**TASK OBJECTIVE:** Print exactly the lines running from the one that holds "Rebuild this chart" through the one that holds "const xTicks = [0, 7, 14, 21, 28, 35];", please, and leave the pictures out.

**DATASET RECORDS:**
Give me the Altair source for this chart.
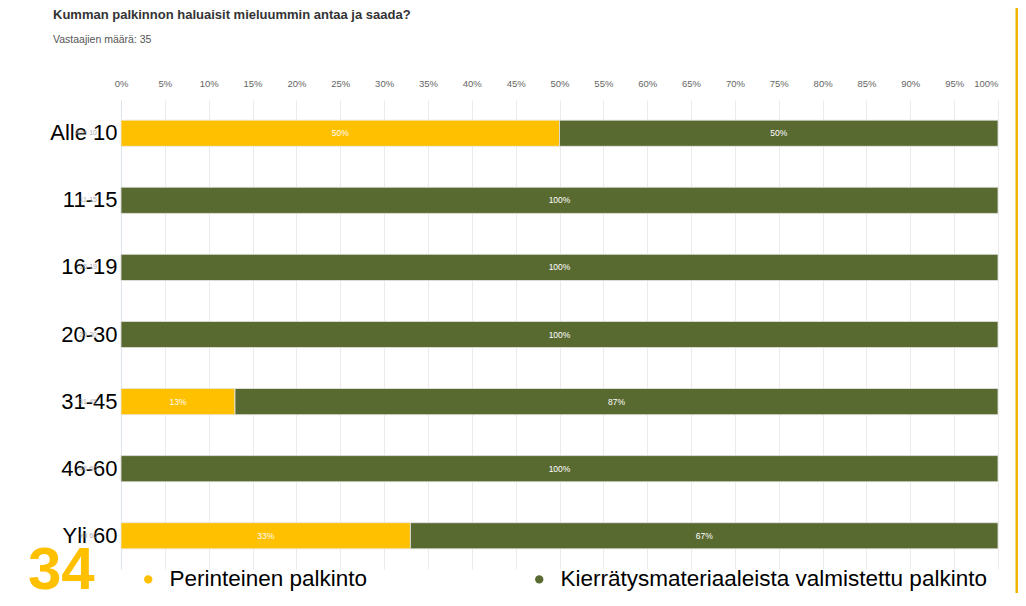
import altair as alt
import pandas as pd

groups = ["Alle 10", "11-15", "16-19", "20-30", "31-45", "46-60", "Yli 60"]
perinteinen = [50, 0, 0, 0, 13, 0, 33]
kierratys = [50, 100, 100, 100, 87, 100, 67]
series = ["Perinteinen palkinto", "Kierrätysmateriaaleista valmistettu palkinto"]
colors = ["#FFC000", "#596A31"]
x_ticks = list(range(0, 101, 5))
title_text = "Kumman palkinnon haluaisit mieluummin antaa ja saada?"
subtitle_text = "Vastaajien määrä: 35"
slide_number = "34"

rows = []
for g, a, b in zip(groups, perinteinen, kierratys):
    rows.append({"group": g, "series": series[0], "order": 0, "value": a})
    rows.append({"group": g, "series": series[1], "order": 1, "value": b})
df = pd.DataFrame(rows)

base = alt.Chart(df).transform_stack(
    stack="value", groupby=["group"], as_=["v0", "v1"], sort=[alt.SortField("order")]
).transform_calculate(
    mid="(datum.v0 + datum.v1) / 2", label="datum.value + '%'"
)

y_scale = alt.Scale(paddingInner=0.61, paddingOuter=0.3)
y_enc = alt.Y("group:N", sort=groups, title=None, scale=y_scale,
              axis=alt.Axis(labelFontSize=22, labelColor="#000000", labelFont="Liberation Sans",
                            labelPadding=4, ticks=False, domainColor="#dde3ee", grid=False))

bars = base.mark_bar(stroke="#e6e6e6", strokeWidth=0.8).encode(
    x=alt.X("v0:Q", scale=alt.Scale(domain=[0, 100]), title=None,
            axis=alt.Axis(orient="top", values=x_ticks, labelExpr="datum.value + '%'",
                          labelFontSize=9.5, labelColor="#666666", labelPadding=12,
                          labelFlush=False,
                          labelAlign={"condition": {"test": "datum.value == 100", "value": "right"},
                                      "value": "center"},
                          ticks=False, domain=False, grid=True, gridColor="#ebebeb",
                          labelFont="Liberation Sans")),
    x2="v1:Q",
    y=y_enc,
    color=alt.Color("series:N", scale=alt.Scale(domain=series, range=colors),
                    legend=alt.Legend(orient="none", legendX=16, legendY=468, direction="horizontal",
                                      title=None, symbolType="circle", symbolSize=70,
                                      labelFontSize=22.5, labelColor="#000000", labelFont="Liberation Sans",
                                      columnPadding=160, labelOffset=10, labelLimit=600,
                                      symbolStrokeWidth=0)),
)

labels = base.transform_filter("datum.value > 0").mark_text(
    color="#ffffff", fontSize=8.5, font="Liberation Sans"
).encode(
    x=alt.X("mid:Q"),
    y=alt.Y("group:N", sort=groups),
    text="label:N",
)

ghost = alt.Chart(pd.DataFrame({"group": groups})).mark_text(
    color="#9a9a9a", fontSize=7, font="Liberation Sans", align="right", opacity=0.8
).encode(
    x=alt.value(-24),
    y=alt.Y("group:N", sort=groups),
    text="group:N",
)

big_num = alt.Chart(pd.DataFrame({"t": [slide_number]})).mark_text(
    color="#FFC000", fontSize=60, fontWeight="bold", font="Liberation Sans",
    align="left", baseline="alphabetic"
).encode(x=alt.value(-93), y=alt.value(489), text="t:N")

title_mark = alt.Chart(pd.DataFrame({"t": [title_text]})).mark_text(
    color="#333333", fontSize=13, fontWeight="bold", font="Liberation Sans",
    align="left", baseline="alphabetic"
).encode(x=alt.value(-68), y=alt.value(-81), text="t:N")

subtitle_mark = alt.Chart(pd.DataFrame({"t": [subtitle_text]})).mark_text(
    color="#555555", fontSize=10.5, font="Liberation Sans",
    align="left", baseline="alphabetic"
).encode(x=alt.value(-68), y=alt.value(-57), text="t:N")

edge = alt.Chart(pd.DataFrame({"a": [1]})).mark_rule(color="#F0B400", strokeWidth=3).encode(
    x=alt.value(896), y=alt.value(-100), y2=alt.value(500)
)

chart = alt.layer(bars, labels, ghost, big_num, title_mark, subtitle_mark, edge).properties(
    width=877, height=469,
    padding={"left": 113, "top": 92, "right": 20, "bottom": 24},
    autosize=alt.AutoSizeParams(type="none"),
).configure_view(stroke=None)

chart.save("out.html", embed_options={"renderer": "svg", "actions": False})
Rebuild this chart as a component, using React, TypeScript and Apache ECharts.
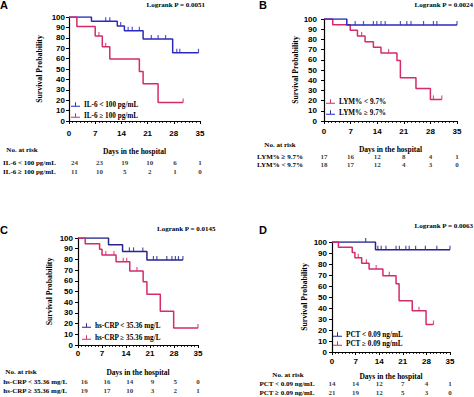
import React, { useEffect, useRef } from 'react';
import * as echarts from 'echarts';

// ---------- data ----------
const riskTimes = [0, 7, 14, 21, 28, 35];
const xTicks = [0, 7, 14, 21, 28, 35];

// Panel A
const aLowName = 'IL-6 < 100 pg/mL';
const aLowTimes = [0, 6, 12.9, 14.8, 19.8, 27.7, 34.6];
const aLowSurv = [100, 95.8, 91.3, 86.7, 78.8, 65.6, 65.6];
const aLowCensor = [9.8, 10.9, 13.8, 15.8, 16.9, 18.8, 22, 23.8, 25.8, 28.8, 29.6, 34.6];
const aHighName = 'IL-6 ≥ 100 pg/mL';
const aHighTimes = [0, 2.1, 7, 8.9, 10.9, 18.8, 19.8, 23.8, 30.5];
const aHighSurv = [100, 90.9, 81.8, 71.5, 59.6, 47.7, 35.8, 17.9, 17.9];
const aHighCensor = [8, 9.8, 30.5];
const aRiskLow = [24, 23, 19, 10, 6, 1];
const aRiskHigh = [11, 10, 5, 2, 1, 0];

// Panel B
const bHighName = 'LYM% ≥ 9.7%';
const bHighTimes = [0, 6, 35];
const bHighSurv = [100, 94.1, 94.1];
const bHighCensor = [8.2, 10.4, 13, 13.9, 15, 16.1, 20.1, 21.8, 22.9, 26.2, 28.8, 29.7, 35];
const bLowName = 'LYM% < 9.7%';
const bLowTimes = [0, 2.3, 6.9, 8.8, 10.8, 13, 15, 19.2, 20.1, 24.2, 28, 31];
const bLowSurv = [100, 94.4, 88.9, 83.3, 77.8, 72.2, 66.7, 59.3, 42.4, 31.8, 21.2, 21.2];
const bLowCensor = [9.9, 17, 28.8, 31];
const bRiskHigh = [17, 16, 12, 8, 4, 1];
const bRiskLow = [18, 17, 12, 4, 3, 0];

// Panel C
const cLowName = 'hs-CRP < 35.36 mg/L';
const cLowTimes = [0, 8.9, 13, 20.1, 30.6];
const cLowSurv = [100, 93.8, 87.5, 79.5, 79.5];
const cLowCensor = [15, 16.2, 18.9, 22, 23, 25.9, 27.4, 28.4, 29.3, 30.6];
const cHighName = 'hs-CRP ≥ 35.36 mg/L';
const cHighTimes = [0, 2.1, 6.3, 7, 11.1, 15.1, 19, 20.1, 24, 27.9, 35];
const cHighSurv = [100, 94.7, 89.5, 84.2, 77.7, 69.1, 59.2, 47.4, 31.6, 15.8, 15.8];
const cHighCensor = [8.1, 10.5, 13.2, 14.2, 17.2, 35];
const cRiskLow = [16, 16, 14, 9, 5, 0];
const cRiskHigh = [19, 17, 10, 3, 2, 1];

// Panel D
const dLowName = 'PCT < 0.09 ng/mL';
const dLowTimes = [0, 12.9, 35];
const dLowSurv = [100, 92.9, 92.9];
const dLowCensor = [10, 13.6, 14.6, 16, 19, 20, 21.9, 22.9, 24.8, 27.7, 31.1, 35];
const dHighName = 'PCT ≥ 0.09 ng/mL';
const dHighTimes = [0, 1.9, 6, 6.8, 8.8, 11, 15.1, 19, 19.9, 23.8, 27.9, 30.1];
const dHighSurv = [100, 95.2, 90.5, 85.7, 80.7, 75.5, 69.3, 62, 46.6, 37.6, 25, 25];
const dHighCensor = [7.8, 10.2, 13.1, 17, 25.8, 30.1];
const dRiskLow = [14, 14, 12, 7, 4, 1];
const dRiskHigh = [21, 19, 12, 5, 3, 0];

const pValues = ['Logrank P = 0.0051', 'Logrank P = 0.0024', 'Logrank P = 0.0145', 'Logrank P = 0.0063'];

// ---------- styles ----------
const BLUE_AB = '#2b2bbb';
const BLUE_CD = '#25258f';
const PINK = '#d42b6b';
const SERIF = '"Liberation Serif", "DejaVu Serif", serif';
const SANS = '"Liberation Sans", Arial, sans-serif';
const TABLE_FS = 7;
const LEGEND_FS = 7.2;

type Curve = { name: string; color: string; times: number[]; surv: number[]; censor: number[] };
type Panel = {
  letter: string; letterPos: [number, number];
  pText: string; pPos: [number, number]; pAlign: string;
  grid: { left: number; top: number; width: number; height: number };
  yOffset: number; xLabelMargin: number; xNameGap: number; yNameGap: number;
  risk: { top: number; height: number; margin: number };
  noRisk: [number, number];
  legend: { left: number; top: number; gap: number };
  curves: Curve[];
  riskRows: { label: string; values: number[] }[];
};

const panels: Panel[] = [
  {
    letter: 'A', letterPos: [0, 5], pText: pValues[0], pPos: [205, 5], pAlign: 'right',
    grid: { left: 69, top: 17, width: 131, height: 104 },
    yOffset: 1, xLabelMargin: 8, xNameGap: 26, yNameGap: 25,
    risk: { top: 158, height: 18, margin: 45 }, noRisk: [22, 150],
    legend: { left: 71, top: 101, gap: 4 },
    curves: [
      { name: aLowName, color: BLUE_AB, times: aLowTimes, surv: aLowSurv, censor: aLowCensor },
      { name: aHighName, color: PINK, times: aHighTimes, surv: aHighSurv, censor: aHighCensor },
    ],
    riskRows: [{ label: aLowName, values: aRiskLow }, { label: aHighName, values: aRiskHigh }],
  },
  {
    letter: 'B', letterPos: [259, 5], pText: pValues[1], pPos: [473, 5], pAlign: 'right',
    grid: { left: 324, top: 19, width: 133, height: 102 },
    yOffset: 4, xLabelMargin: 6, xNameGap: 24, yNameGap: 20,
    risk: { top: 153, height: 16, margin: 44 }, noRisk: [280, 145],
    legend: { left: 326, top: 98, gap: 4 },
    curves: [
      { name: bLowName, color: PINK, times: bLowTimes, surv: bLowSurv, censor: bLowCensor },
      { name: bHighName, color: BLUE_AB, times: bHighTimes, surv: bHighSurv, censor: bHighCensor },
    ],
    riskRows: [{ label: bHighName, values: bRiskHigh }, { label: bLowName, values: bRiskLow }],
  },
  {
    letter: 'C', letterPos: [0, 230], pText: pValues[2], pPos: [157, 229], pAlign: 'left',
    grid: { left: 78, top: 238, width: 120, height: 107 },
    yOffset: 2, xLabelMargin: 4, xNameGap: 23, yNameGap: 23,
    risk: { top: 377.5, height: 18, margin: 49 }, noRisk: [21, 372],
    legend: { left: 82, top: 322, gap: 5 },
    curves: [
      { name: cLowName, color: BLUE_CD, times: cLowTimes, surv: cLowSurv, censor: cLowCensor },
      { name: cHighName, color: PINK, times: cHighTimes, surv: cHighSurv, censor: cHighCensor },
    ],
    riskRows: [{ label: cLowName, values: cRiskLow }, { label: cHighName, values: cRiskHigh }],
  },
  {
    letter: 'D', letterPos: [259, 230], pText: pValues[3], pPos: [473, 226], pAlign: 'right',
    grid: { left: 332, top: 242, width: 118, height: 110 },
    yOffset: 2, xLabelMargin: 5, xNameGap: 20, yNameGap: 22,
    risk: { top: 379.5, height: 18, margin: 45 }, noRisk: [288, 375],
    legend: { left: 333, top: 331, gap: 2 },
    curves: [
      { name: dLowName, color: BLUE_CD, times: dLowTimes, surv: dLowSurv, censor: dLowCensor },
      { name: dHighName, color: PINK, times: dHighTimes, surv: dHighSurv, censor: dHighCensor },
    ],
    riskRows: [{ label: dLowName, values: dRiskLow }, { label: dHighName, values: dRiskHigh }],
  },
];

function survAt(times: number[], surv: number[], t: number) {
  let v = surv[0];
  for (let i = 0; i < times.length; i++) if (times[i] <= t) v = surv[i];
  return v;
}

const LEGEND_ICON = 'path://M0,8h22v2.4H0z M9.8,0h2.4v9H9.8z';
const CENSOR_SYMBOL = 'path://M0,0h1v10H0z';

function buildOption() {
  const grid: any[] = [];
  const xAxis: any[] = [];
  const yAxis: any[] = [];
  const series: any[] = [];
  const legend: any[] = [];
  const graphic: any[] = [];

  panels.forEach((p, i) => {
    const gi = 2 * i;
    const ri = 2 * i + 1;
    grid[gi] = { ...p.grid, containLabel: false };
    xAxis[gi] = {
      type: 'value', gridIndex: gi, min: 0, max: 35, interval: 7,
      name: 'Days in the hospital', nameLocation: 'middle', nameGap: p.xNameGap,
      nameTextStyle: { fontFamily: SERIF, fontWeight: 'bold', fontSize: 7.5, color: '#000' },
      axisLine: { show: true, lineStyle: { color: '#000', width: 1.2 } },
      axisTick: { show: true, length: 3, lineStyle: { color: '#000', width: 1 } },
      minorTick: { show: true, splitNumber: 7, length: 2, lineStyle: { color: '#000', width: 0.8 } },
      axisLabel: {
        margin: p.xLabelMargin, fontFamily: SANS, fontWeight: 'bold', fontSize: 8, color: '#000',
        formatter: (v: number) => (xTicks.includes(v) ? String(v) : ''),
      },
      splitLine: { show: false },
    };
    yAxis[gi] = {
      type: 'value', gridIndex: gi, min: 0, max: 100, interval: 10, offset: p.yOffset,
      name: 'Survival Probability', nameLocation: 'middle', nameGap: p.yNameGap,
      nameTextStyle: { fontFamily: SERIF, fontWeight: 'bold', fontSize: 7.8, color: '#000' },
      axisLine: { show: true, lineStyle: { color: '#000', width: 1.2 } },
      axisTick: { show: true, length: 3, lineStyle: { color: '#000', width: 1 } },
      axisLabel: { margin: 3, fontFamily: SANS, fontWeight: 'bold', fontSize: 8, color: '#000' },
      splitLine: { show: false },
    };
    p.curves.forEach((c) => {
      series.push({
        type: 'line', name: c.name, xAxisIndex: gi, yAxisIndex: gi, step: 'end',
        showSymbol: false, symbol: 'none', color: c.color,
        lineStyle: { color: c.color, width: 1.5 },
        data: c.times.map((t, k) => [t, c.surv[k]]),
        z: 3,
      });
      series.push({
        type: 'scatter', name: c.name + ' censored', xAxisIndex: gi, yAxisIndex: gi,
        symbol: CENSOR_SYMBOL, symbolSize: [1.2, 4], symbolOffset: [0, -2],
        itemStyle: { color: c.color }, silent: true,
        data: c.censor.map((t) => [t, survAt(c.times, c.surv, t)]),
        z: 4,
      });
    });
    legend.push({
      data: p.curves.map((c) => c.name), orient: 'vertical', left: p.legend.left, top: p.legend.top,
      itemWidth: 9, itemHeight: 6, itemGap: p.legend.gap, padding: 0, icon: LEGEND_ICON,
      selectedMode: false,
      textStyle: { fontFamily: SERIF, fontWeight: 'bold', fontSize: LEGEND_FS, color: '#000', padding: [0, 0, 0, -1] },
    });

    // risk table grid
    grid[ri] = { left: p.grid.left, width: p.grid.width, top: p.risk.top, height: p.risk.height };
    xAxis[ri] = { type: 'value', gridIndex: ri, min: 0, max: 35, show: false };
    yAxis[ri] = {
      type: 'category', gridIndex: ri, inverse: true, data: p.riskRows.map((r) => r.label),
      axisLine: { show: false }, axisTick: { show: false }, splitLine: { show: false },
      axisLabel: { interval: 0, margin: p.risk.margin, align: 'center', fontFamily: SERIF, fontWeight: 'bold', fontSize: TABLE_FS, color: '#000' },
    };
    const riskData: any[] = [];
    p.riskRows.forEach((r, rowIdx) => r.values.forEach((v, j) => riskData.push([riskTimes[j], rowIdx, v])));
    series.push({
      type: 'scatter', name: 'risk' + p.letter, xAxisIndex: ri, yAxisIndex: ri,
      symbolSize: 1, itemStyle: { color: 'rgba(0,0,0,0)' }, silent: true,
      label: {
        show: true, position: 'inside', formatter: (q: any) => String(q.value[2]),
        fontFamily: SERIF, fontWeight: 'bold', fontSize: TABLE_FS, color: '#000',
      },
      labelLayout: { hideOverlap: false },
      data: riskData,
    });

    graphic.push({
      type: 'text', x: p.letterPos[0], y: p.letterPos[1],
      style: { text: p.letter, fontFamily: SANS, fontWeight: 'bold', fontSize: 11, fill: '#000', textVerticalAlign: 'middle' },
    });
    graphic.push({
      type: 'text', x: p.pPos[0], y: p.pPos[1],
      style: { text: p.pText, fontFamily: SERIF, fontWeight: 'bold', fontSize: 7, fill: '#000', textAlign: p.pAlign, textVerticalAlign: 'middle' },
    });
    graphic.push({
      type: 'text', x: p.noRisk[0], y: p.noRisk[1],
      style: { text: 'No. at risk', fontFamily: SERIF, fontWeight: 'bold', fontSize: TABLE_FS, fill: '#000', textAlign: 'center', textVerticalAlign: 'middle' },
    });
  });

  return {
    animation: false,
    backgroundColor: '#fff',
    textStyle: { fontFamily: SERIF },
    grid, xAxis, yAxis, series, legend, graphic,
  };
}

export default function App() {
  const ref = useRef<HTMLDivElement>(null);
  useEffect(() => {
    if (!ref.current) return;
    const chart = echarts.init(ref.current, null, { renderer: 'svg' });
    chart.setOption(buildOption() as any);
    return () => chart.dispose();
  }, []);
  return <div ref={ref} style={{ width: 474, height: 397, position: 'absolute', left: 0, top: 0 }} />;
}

**EXPECTED OUTPUT:**
Rebuild this chart as a component, using React, TypeScript and Apache ECharts.
import React, { useEffect, useRef } from 'react';
import * as echarts from 'echarts';

// ---------- data ----------
const riskTimes = [0, 7, 14, 21, 28, 35];
const xTicks = [0, 7, 14, 21, 28, 35];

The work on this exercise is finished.